We choose a random matrix A from a uniform distribution on \([-10,10]\) and a random vector x from a uniform distribution on \([-2,2]\). All the information are generated by the following MATLAB procedure:

$$ A=-10+\operatorname{rand}(n,n)* 20; \quad\quad x=-2+\operatorname{rand}(n,1)* 4; \quad\quad b=A* x- \operatorname{abs}(x). $$

In order to guarantee that the minimum singular value of A is greater than 1, we first calculate the minimum singular value: \(\sigma _{\min }(A)\), then adjust A by \(\sigma _{\min }(A)\) multiplied by a random number \(\gamma \in [1,2]\).

Algorithm 3.1 is used to solve Example 1 and 2; Tables 1 and 2 record the experiment results.

Table 1 The comparison of GNM, GTM and TSI in Example 1

Table 2 The comparison of GNM, GTM and TSI in Example 2

In Tables 1 and 2, Dim, K, ACC and T denote the dimension of the problem, the number of iterations, \(\Vert Ax^{k}-\vert x^{k}\vert -b\Vert _{2}\) and time(s), respectively. It is clear from Tables 1 and 2 that the new two-step iterative method is very effective in solving absolute value equations, especially the high dimension problem.
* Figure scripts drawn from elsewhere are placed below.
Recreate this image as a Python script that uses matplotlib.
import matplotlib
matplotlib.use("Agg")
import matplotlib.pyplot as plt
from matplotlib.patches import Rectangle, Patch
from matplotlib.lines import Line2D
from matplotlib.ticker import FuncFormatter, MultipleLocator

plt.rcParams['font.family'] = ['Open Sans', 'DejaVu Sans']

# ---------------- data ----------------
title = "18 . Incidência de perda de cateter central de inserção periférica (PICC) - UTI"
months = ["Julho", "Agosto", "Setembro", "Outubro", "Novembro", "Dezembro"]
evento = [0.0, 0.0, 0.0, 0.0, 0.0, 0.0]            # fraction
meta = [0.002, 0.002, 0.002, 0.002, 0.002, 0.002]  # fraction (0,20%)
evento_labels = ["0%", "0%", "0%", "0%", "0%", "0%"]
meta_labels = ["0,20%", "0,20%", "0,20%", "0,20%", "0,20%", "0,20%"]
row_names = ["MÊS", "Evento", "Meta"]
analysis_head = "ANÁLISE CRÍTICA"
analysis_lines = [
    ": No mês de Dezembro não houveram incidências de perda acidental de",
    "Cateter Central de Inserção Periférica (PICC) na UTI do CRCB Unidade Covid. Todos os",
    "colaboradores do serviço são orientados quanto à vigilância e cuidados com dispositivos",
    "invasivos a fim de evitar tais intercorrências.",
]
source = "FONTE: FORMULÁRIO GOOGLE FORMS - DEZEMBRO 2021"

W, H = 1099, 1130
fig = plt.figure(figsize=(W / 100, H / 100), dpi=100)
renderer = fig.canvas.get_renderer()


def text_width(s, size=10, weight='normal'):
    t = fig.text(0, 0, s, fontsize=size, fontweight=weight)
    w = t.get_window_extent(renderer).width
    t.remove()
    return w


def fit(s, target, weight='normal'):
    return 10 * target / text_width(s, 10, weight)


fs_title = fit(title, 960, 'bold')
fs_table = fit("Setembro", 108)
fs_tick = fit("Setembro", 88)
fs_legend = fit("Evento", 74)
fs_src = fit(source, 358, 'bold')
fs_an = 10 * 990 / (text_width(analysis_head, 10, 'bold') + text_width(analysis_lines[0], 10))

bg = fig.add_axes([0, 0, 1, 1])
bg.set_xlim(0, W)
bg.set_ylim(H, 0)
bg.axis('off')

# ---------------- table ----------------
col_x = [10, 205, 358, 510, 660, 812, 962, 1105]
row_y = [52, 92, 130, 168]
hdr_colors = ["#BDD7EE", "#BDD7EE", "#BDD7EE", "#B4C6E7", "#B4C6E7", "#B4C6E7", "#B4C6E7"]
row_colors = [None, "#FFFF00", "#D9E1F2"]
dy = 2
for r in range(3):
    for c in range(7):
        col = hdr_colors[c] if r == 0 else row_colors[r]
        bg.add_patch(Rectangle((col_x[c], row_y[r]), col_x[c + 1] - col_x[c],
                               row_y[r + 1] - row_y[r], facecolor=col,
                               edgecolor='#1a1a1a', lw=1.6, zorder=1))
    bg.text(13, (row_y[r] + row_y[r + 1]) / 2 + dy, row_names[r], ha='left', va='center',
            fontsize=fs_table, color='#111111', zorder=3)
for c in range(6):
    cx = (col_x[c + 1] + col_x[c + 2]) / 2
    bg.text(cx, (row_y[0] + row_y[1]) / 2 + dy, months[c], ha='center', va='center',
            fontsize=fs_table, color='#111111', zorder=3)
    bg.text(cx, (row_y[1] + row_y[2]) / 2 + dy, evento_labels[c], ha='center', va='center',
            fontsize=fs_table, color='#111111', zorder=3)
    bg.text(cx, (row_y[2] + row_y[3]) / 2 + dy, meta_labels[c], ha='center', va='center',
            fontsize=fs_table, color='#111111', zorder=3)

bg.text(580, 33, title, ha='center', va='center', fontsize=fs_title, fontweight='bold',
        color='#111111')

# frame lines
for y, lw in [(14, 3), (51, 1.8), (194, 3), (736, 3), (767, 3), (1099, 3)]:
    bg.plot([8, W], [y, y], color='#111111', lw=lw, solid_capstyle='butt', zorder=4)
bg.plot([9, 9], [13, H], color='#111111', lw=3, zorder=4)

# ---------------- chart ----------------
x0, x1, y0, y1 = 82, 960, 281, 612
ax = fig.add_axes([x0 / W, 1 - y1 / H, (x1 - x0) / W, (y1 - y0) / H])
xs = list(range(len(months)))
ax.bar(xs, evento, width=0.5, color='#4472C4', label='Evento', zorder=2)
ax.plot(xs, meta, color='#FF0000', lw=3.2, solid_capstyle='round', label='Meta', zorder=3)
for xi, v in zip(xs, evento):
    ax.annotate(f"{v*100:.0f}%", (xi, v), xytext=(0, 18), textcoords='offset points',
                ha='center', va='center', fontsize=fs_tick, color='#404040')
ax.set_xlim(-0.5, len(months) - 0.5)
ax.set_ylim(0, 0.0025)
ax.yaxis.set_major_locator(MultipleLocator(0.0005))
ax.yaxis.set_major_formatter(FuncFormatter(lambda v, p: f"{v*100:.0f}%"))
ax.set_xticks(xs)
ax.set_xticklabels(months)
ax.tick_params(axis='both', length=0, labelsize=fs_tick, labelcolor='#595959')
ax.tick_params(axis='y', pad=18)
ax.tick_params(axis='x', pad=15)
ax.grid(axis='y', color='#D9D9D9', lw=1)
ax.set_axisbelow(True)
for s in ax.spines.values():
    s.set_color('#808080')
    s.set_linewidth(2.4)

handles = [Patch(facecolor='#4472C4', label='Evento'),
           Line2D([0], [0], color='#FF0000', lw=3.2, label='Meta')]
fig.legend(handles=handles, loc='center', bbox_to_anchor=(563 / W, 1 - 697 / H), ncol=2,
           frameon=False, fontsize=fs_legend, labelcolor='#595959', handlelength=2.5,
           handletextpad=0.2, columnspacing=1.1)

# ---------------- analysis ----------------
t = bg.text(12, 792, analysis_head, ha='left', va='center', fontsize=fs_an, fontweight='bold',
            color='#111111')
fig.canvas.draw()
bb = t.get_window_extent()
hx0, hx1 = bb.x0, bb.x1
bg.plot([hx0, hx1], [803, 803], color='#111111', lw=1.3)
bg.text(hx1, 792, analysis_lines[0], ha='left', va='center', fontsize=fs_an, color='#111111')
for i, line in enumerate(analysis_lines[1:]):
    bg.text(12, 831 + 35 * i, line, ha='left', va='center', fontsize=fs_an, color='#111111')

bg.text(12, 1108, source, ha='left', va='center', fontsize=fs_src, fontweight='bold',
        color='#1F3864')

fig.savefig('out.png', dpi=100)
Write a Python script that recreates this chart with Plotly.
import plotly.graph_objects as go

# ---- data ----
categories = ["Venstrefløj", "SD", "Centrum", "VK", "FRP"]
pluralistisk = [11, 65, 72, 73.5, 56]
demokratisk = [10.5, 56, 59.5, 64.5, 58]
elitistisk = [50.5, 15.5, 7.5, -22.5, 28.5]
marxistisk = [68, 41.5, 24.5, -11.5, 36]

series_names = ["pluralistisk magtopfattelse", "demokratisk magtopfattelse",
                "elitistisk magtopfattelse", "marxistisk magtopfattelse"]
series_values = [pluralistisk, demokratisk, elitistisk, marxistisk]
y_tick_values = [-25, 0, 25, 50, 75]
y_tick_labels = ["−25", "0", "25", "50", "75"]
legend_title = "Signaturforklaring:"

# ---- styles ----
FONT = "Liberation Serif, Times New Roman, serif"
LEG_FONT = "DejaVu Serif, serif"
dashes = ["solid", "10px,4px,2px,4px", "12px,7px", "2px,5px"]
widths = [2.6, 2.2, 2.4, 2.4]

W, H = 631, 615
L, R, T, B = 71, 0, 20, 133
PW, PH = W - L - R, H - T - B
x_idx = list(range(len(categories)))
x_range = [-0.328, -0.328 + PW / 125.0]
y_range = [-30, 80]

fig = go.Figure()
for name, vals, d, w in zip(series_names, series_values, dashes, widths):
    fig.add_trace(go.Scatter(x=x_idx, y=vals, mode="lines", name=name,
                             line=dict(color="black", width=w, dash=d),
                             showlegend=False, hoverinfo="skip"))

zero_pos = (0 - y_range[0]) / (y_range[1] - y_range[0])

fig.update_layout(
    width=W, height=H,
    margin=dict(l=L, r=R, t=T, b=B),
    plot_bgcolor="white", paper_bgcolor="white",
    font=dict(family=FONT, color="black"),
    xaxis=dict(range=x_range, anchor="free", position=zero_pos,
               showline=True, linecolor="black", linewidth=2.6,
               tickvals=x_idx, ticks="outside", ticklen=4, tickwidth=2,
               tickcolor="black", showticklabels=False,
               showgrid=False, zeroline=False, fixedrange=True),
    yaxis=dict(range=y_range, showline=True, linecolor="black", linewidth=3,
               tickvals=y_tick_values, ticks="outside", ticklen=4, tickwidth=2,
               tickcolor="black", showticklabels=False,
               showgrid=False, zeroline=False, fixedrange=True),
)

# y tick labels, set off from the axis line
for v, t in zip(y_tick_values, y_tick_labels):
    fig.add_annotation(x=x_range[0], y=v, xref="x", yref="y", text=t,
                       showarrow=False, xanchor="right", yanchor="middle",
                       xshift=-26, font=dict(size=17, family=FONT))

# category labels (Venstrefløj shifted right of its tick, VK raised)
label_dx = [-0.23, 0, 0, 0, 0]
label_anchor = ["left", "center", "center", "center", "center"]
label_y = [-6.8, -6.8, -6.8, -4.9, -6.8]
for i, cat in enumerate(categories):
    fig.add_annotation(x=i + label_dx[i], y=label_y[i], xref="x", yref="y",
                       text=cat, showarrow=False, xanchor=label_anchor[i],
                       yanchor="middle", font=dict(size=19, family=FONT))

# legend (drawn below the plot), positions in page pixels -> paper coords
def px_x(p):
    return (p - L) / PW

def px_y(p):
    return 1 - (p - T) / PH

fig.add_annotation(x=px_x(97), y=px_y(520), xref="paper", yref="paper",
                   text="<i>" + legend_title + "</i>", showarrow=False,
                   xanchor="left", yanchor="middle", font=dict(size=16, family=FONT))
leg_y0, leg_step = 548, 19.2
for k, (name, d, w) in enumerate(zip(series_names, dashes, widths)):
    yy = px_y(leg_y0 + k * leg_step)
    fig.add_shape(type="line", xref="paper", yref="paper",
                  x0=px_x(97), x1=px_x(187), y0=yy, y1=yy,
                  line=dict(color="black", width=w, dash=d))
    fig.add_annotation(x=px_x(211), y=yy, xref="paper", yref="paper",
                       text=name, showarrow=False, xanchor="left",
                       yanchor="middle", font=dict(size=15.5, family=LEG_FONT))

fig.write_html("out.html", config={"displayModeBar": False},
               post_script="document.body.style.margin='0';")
Figures 1 and 2 show the convergence curves of three algorithms for solving Examples 1 and 2. For Example 1, We find that the convergence of the TSI is the best among three methods, obviously. For Example 2, the convergence of the TSI is litter better than GTM, they are both better than GNM. So Algorithm 3.1 is superior in convergence and the quality of solution for solving AVEs (1).

Figure 1

Comparison of GNM, GTM and TSI for Example 1 with \(n=1000\)

Figure 2

Comparison of GNM, GTM and TSI for Example 2 with \(n=1000\)

5 Conclusions

In this paper, we propose a new two-step iterative method for solving non-differentiable and NP-hard absolute value equations \(Ax-\vert x\vert =b\), when the minimum singular value of A is greater than 1. Compared with the existing methods GNM and GTM, our new method has some nice convergence properties and better calculation consequences. In the future, we have the confidence to continue an in-depth study.